Add these factors together and Fiotakis thinks this could lead to a prolonged sell-off in bond markets, but mostly outside of the US.
"In our estimates, a full back-up of EUR yields towards fair value and a coincident spike of Japanese yields towards early January levels, would push 10-year US yields towards the 1.90-1.95 region (from 1.67% currently)," said Fiotakis in a note to clients. "These potential moves are substantial but they should not be seen as a regime change for markets."
Additionally, the fixed income strategy team at Deutsche Bank said that recent moves in the market and statements from central banks has caused them to raise their forecast for global yields. They now project the 10-year to hit 1.75% by the end of 2016 and 2% by the end of 2017.

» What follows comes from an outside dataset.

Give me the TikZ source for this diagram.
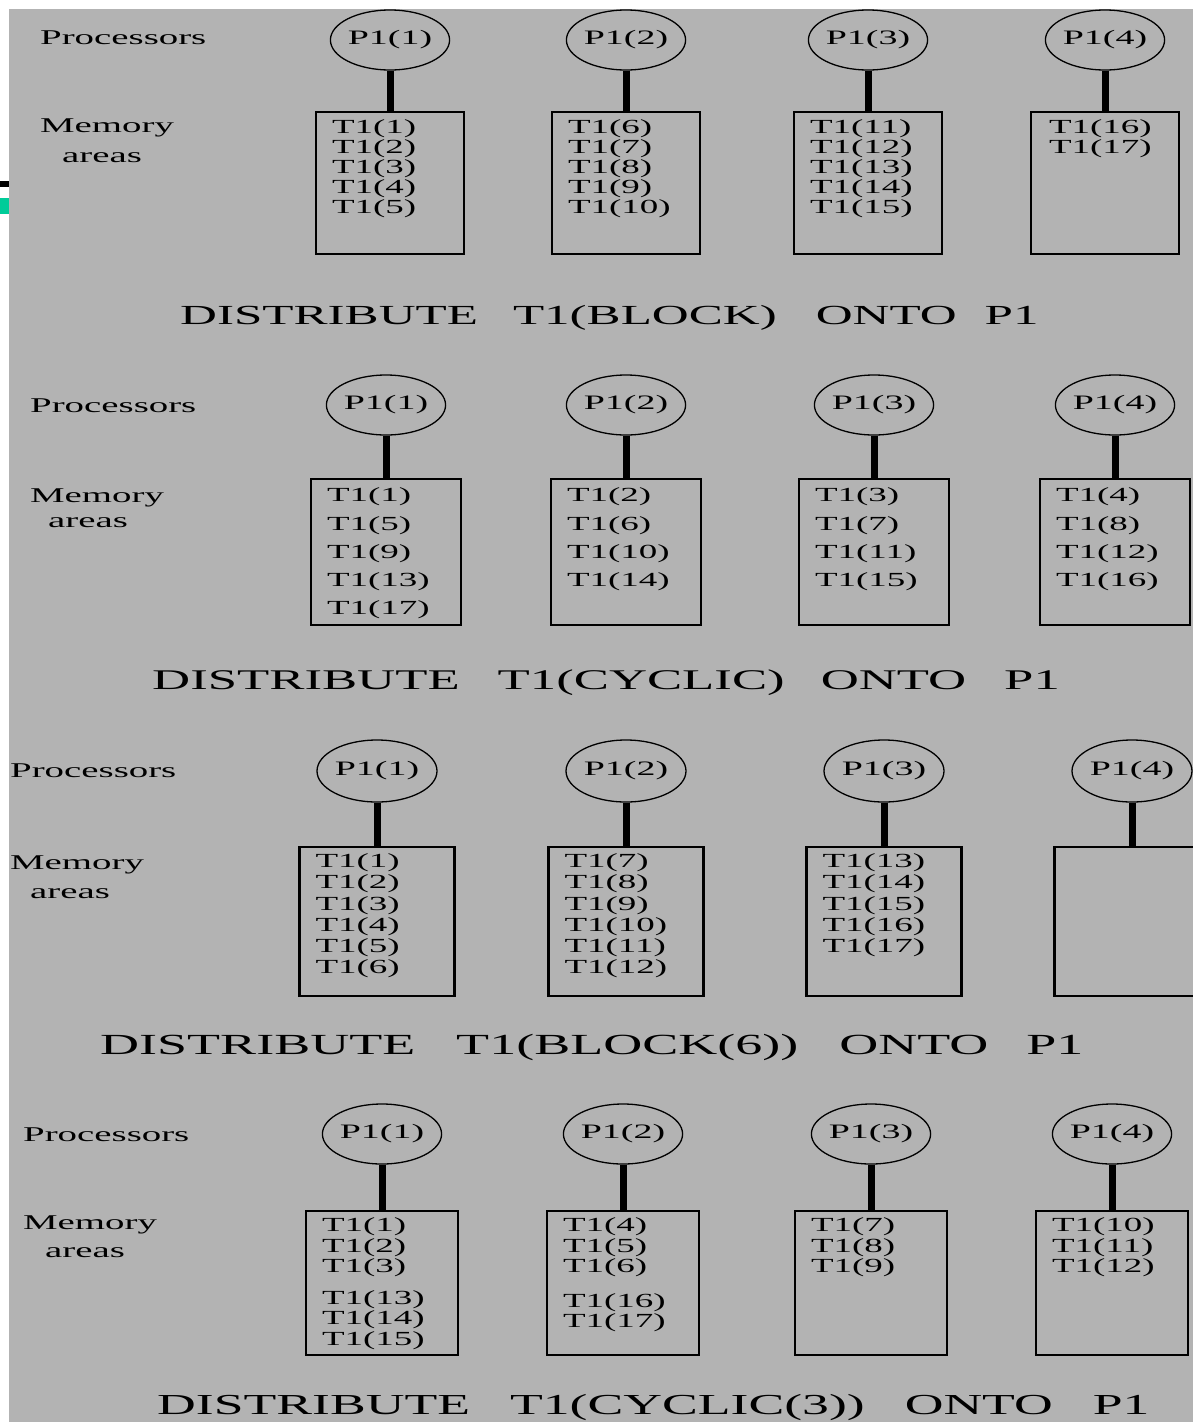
\documentclass[tikz,border=0pt]{standalone}
\usepackage{fontspec}
\setmainfont{Liberation Serif}[FakeStretch=1.85]
\usetikzlibrary{positioning, shapes.geometric}
\definecolor{slidegray}{RGB}{179,179,179}
\definecolor{markgreen}{RGB}{0,204,153}

\begin{document}
\begin{tikzpicture}[x=1pt, y=-1pt,
  proc/.style={ellipse, draw, line width=1.3pt, minimum width=117pt,
    minimum height=60pt, inner sep=0pt, font=\fontsize{20.5}{20.5}\selectfont},
  mem/.style={draw, line width=2.4pt, inner sep=0pt},
  stem/.style={line width=7pt},
  items/.style={anchor=north west, inner sep=0pt, align=left,
    font=\fontsize{20}{#1}\selectfont},
  lbl/.style={anchor=base west, inner sep=0pt, font=\fontsize{21}{21}\selectfont},
  headline/.style={anchor=base west, inner sep=0pt, font=\fontsize{#1}{#1}\selectfont},
]
  \useasboundingbox (0,0) rectangle (1193,1422);
  % slide background and the two marks on the left edge
  \fill[white] (0,0) rectangle (1193,1422);
  \fill[slidegray] (9,9) rectangle (1193,1422);
  \fill (0,181) rectangle (9,187);
  \fill[markgreen] (0,198) rectangle (9,214);

  % ---- BLOCK ----
  \node[lbl] (proc1) at (40,44) {Processors};
  \node[lbl] (memo1) at (40,132) {Memory};
  \node[lbl] (area1) at (62,162) {areas};
  \node[proc] (p11) at (390,40) {P1(1)};
  \node[proc] (p12) at (626,40) {P1(2)};
  \node[proc] (p13) at (868,40) {P1(3)};
  \node[proc] (p14) at (1105,40) {P1(4)};
  \foreach \i in {1,...,4} {
    \node[mem, minimum width=148pt, minimum height=142pt, below=40pt of p1\i] (m1\i) {};
    \draw[stem] (p1\i) -- (m1\i);
  }
  \node[items=20pt, below right=9pt and 17pt of m11.north west] (t11) {T1(1)\\T1(2)\\T1(3)\\T1(4)\\T1(5)};
  \node[items=20pt, below right=9pt and 17pt of m12.north west] (t12) {T1(6)\\T1(7)\\T1(8)\\T1(9)\\T1(10)};
  \node[items=20pt, below right=9pt and 17pt of m13.north west] (t13) {T1(11)\\T1(12)\\T1(13)\\T1(14)\\T1(15)};
  \node[items=20pt, below right=9pt and 19pt of m14.north west] (t14) {T1(16)\\T1(17)};
  \node[headline=27.6] (head1) at (180,324)
    {DISTRIBUTE\hspace{35pt}T1(BLOCK)\hspace{39pt}ONTO\hspace{28pt}P1};

  % ---- CYCLIC ----
  \node[lbl] (proc2) at (30,412) {Processors};
  \node[lbl] (memo2) at (30,502) {Memory};
  \node[lbl] (area2) at (48,527) {areas};
  \node[proc] (p21) at (386,405) {P1(1)};
  \node[proc] (p22) at (626,405) {P1(2)};
  \node[proc] (p23) at (874,405) {P1(3)};
  \node[proc] (p24) at (1115,405) {P1(4)};
  \foreach \i in {1,...,4} {
    \node[mem, minimum width=150pt, minimum height=146pt, below=42pt of p2\i] (m2\i) {};
    \draw[stem] (p2\i) -- (m2\i);
  }
  \node[items=28.3pt, below right=10pt and 17pt of m21.north west] (t21) {T1(1)\\T1(5)\\T1(9)\\T1(13)\\T1(17)};
  \node[items=28.3pt, below right=10pt and 17pt of m22.north west] (t22) {T1(2)\\T1(6)\\T1(10)\\T1(14)};
  \node[items=28.3pt, below right=10pt and 17pt of m23.north west] (t23) {T1(3)\\T1(7)\\T1(11)\\T1(15)};
  \node[items=28.3pt, below right=10pt and 17pt of m24.north west] (t24) {T1(4)\\T1(8)\\T1(12)\\T1(16)};
  \node[headline=28.5] (head2) at (152,689)
    {DISTRIBUTE\hspace{38pt}T1(CYCLIC)\hspace{36pt}ONTO\hspace{38pt}P1};

  % ---- BLOCK(6) ----
  \node[lbl] (proc3) at (10,777) {Processors};
  \node[lbl] (memo3) at (10,869) {Memory};
  \node[lbl] (area3) at (30,898) {areas};
  \node[proc, minimum width=120pt, minimum height=62pt] (p31) at (377,771) {P1(1)};
  \node[proc, minimum width=120pt, minimum height=62pt] (p32) at (626,771) {P1(2)};
  \node[proc, minimum width=120pt, minimum height=62pt] (p33) at (884,771) {P1(3)};
  \node[proc, minimum width=120pt, minimum height=62pt] (p34) at (1132,771) {P1(4)};
  \foreach \i in {1,...,4} {
    \node[mem, minimum width=155pt, minimum height=149pt, below=43pt of p3\i] (m3\i) {};
    \draw[stem] (p3\i) -- (m3\i);
  }
  \node[items=21.2pt, below right=8pt and 17pt of m31.north west] (t31) {T1(1)\\T1(2)\\T1(3)\\T1(4)\\T1(5)\\T1(6)};
  \node[items=21.2pt, below right=8pt and 17pt of m32.north west] (t32) {T1(7)\\T1(8)\\T1(9)\\T1(10)\\T1(11)\\T1(12)};
  \node[items=21.2pt, below right=8pt and 17pt of m33.north west] (t33) {T1(13)\\T1(14)\\T1(15)\\T1(16)\\T1(17)};
  \node[headline=29.2] (head3) at (100,1054)
    {DISTRIBUTE\hspace{41pt}T1(BLOCK(6))\hspace{41pt}ONTO\hspace{38pt}P1};

  % ---- CYCLIC(3) ----
  \node[lbl] (proc4) at (23,1141) {Processors};
  \node[lbl] (memo4) at (23,1229) {Memory};
  \node[lbl] (area4) at (45,1257) {areas};
  \node[proc] (p41) at (382,1134) {P1(1)};
  \node[proc] (p42) at (623,1134) {P1(2)};
  \node[proc] (p43) at (871,1134) {P1(3)};
  \node[proc] (p44) at (1112,1134) {P1(4)};
  \foreach \i in {1,...,4} {
    \node[mem, minimum width=152pt, minimum height=144pt, below=45pt of p4\i] (m4\i) {};
    \draw[stem] (p4\i) -- (m4\i);
  }
  \node[items=20.5pt, below right=8pt and 17pt of m41.north west] (t41) {T1(1)\\T1(2)\\T1(3)\\[11pt]T1(13)\\T1(14)\\T1(15)};
  \node[items=20.5pt, below right=8pt and 17pt of m42.north west] (t42) {T1(4)\\T1(5)\\T1(6)\\[14pt]T1(16)\\T1(17)};
  \node[items=20.5pt, below right=8pt and 17pt of m43.north west] (t43) {T1(7)\\T1(8)\\T1(9)};
  \node[items=20.5pt, below right=8pt and 17pt of m44.north west] (t44) {T1(10)\\T1(11)\\T1(12)};
  \node[headline=29] (head4) at (157,1414)
    {DISTRIBUTE\hspace{40pt}T1(CYCLIC(3))\hspace{40pt}ONTO\hspace{40pt}P1};
\end{tikzpicture}
\end{document}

The Deutsche Bank strategists, however, do not think this signals a huge shift in the bond market. Here are the strategists from a note to clients:
"Unfortunately, however, we remain skeptical that we are the verge of a major turning point in the multi-year global bond rally. That would require secular increases in productivity that we think will be at best slow to materialize due to demographics and other factors. Rather, we see our new forecast scenario as an upswing driven by changing policy stance within a stubbornly persistent low growth, low inflation, low yield equilibrium."
Further commentary from the Fed comes at 1:15 p.m. ET with a highly anticipated speech from Fed Governor Lael Brainard, the final speech from a Fed member before the September meeting.